A Boutique Law Firm Fighting For Everyday People

Removing the “criminal” from “immigration”

On Behalf of | Dec 26, 2022 | Crimmigration

Part of everyday life in New Jersey involves hearing about the continual issue of immigration crimes. It’s hard not to tune it out after a while when it’s such a strongly established norm. And if it’s not something impacting you or your family directly, it becomes all too easy to forget the issue entirely.

A system that’s racially targeted

Immigration policy in the United States makes it more likely for Central and Latin Americans to be arrested, detained or deported for lacking complete documentation, but that’s not always the way it was. While criminalized immigration has become normalized over the past two decades, it’s still a major outlier in America’s history. Standard immigration practice didn’t previously include criminalizing the act of crossing the border between the U.S. and Mexico. That all changed in the ’90s.

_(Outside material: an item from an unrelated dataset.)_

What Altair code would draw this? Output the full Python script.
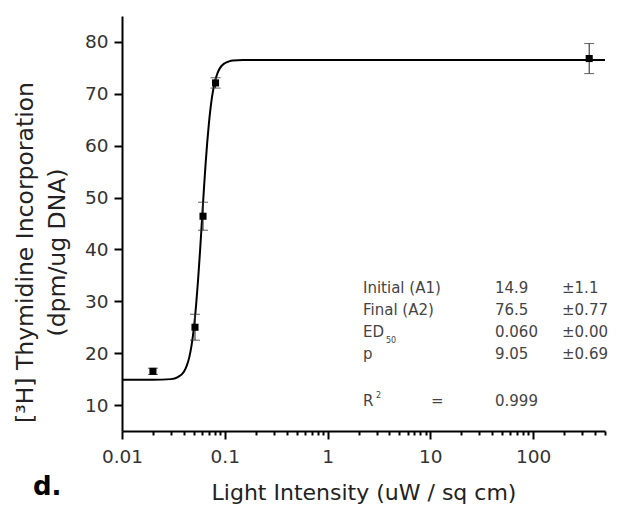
import altair as alt
import pandas as pd

# ---- data ----
pt_x = [0.020, 0.0513, 0.0614, 0.0813, 351.0]
pt_y = [16.5, 25.0, 46.4, 72.1, 76.8]
pt_err = [0.6, 2.5, 2.7, 1.0, 2.9]

curve_x = [0.01, 0.02, 0.03, 0.035, 0.04, 0.0425, 0.045, 0.0475, 0.05, 0.0525,
           0.055, 0.0575, 0.06, 0.0625, 0.065, 0.0675, 0.07, 0.075, 0.08, 0.085,
           0.09, 0.1, 0.11, 0.12, 0.15, 0.2, 500]
curve_y = [14.9, 14.9, 15.0, 15.4, 16.4, 17.5, 19.1, 21.5, 24.8, 29.1,
           34.2, 39.8, 45.7, 51.3, 56.4, 60.7, 64.2, 69.3, 72.3, 74.0,
           75.0, 75.9, 76.25, 76.4, 76.5, 76.5, 76.5]

tbl_labels = ["Initial (A1)", "Final (A2)", "ED", "p"]
tbl_values = ["14.9", "76.5", "0.060", "9.05"]
tbl_errs = ["\u00b11.1", "\u00b10.77", "\u00b10.00", "\u00b10.69"]
r2_value = "0.999"

x_ticks = []
for e in [-2, -1, 0, 1]:
    for m in range(1, 10):
        x_ticks.append(round(m * 10 ** e, 6))
x_ticks += [100, 200, 300, 400, 500]
y_ticks = list(range(10, 90, 5))

FONT = "DejaVu Sans"

pts = pd.DataFrame({"x": pt_x, "y": pt_y,
                    "lo": [a - b for a, b in zip(pt_y, pt_err)],
                    "hi": [a + b for a, b in zip(pt_y, pt_err)]})
curve = pd.DataFrame({"x": curve_x, "y": curve_y})

xscale = alt.Scale(type="log", domain=[0.01, 500], nice=False)
yscale = alt.Scale(domain=[5, 85], nice=False, zero=False)

is_decade = "abs(log(datum.value)/LN10 - round(log(datum.value)/LN10)) < 0.001"

xaxis = alt.Axis(values=x_ticks, format="~g",
                 labelExpr=f"{is_decade} ? datum.label : ''",
                 tickSize={"condition": {"test": is_decade, "value": 8}, "value": 4},
                 tickWidth=2, tickColor="black", domainWidth=2, domainColor="black",
                 labelFont=FONT, labelFontSize=18.5, labelColor="#333",
                 labelPadding=8, labelFlush=False, labelOverlap=False,
                 title="Light Intensity (uW / sq cm)", titleFont=FONT, titleFontSize=22,
                 titleFontWeight="normal", titleColor="#222", titlePadding=17, grid=False)

yaxis = alt.Axis(values=y_ticks,
                 labelExpr="datum.value % 10 == 0 ? datum.label : ''",
                 tickSize={"condition": {"test": "datum.value % 10 == 0", "value": 8}, "value": 5},
                 tickWidth=2, tickColor="black", domainWidth=2, domainColor="black",
                 labelFont=FONT, labelFontSize=18.5, labelColor="#333",
                 labelPadding=6, labelOverlap=False,
                 title=["[\u00b3H] Thymidine Incorporation", "(dpm/ug DNA)"],
                 titleFont=FONT, titleFontSize=23.5, titleFontWeight="normal",
                 titleColor="#222", titleLineHeight=32, titleX=-90, titleY=236,
                 titleBaseline="alphabetic", grid=False)

line = alt.Chart(curve).mark_line(color="black", strokeWidth=2, interpolate="monotone").encode(
    x=alt.X("x:Q", scale=xscale, axis=xaxis),
    y=alt.Y("y:Q", scale=yscale, axis=yaxis),
)
bars = alt.Chart(pts).mark_rule(color="#333", strokeWidth=1.1).encode(
    x="x:Q", y="lo:Q", y2="hi:Q")
cap_lo = alt.Chart(pts).mark_tick(color="#333", thickness=1.1, size=10, orient="horizontal").encode(
    x="x:Q", y="lo:Q")
cap_hi = alt.Chart(pts).mark_tick(color="#333", thickness=1.1, size=10, orient="horizontal").encode(
    x="x:Q", y="hi:Q")
squares = alt.Chart(pts).mark_square(color="black", size=50, opacity=1).encode(
    x="x:Q", y="y:Q")

one = alt.Data(values=[{}])

def txt(s, x, y, size=15, color="#444", weight="normal", align="left"):
    return alt.Chart(one).mark_text(text=s, font=FONT, fontSize=size, color=color,
                                    fontWeight=weight, align=align,
                                    baseline="alphabetic").encode(
        x=alt.value(x), y=alt.value(y))

row_y = [277, 299, 321, 343]
texts = []
for i in range(4):
    texts.append(txt(tbl_labels[i], 241, row_y[i]))
    texts.append(txt(tbl_values[i], 373, row_y[i]))
    texts.append(txt(tbl_errs[i], 440, row_y[i]))
texts.append(txt("50", 264, 327, size=8))
texts.append(txt("R", 241, 390))
texts.append(txt("2", 254, 382, size=8))
texts.append(txt("=", 309, 390))
texts.append(txt(r2_value, 373, 390))
texts.append(txt("d.", -89, 479, size=26, color="black", weight="bold"))

chart = alt.layer(line, bars, cap_lo, cap_hi, squares, *texts).properties(
    width=483, height=415,
    autosize=alt.AutoSizeParams(type="none"),
    padding={"left": 114, "top": 8, "right": 4, "bottom": 74},
).configure_view(stroke=None)

chart.save("out.html", embed_options={"renderer": "svg", "actions": False})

This is an issue fraught with contentious racial politics, and it doesn’t help that this crimmigration trend started to set in at about the same time that the U.S. government was cracking down on immigration from Mexico. The ways for a Mexican to legally immigrate grew narrower and narrower, leaving few legal choices on the table.

A vicious cycle

There are analysts who believe this is not just happenstance but rather a matter of cause and effect. Approaching and examining the issue from a racial perspective has been highly illuminating for these experts.

It’s not just Mexicans in violation of immigration policy, after all. There are numerous Canadians, Australians and Western Europeans, for instance, who remain in the U.S. for longer than their visa allows. But those certainly aren’t the people who ICE is targeting.

One look at ICE’s statistics makes it plainly obvious: Immigrants from Central and Latin America are the ones bearing the brunt of these arrests, deportations and detainments. The trend of merging criminal law with immigration law may be seen as either a major cause of this problem or the symptom of a broken and failing system. And ultimately, those who have to pay the price are the ones trying to make it into the United States.